Briefing
US financial regulators, including the Federal Reserve, OCC, SEC, and FINRA, have collectively initiated a new regulatory approach for the crypto industry, moving from ad hoc enforcement to establishing a clearer, more comprehensive framework. This strategic pivot, influenced by President Trump’s Executive Order 14178, includes the Federal Reserve withdrawing prior crypto guidance for banks, the OCC clarifying bank authority for crypto custody, and the SEC and FINRA withdrawing a joint staff statement on broker-dealer custody of digital asset securities, with SEC Chairman Atkins outlining a new agenda focused on rulemaking for issuance, custody, and trading by May 2025.

Context
Prior to these actions, the digital asset industry in the United States operated within a landscape characterized by significant legal ambiguity and inconsistent regulatory application.
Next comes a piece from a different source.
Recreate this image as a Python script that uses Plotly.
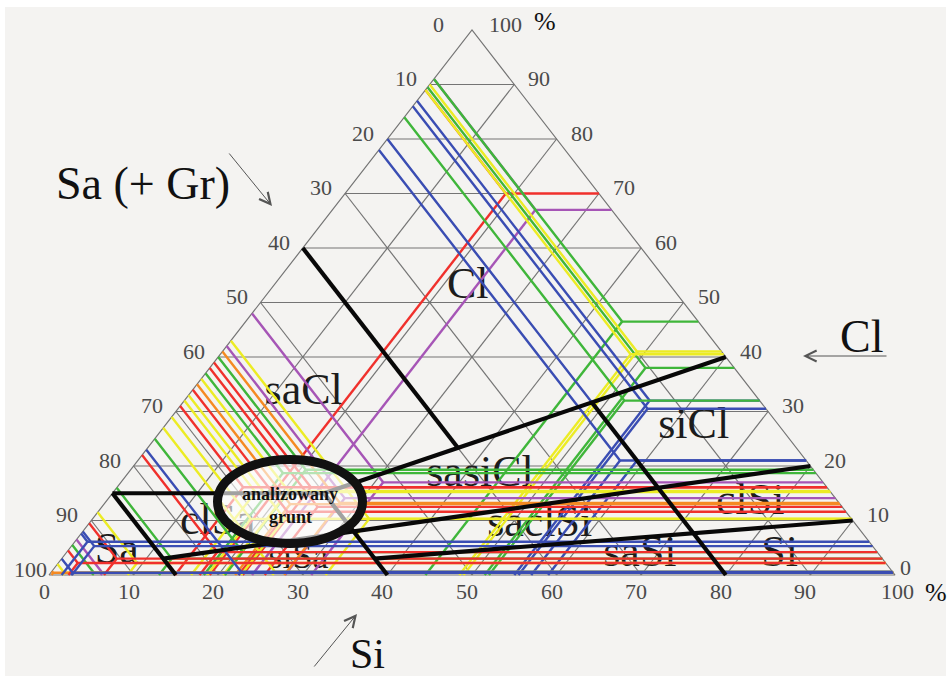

The prevailing compliance challenge stemmed from a “regulation by enforcement” approach, where agencies often addressed digital asset activities through individual lawsuits and advisories, creating uncertainty regarding asset classification, operational requirements for financial institutions, and the scope of broker-dealer responsibilities. This environment stifled institutional participation and complicated the development of robust, scalable compliance frameworks.

Analysis
This coordinated regulatory shift significantly alters the operational landscape for digital asset businesses by establishing foundational clarity across multiple domains. The withdrawal of prior Federal Reserve guidance and the OCC’s new interpretive letter empower banks to engage in crypto custody and execution services, integrating digital assets more firmly into traditional finance. For broker-dealers, the rescission of the joint staff statement on digital asset custody necessitates a re-evaluation of compliance frameworks, paving the way for reformulated rules that better accommodate DLT-based activities. The SEC’s stated move towards rulemaking for issuance, custody, and trading will mandate new disclosures, risk management controls, and financial resource requirements, thereby requiring regulated entities to update their internal systems and compliance protocols to align with these emerging standards.

Parameters
- Primary Agencies ∞ U.S. Securities and Exchange Commission, Federal Reserve System, Office of the Comptroller of the Currency, Financial Industry Regulatory Authority
- Key Executive Action ∞ President Donald J. Trump’s Executive Order 14178 (January 2025)
- OCC Guidance ∞ Interpretive Letter 1184 (May 7, 2025)
- SEC/FINRA Withdrawal Date ∞ May 15, 2025
- SEC Chairman ∞ Paul S. Atkins
- SEC Crypto Task Force Launch ∞ January 21, 2025

Outlook
The immediate future anticipates further guidance and rule proposals from the SEC, particularly concerning tokenized securities, which could establish a conditional exemptive order to facilitate DLT adoption while maintaining investor protection. This comprehensive shift could set a precedent for other jurisdictions seeking to balance innovation with robust oversight, fostering a more integrated global digital asset market. The emphasis on clear rules, rather than enforcement, is poised to unlock significant institutional investment and accelerate the maturation of the digital asset industry within a regulated framework.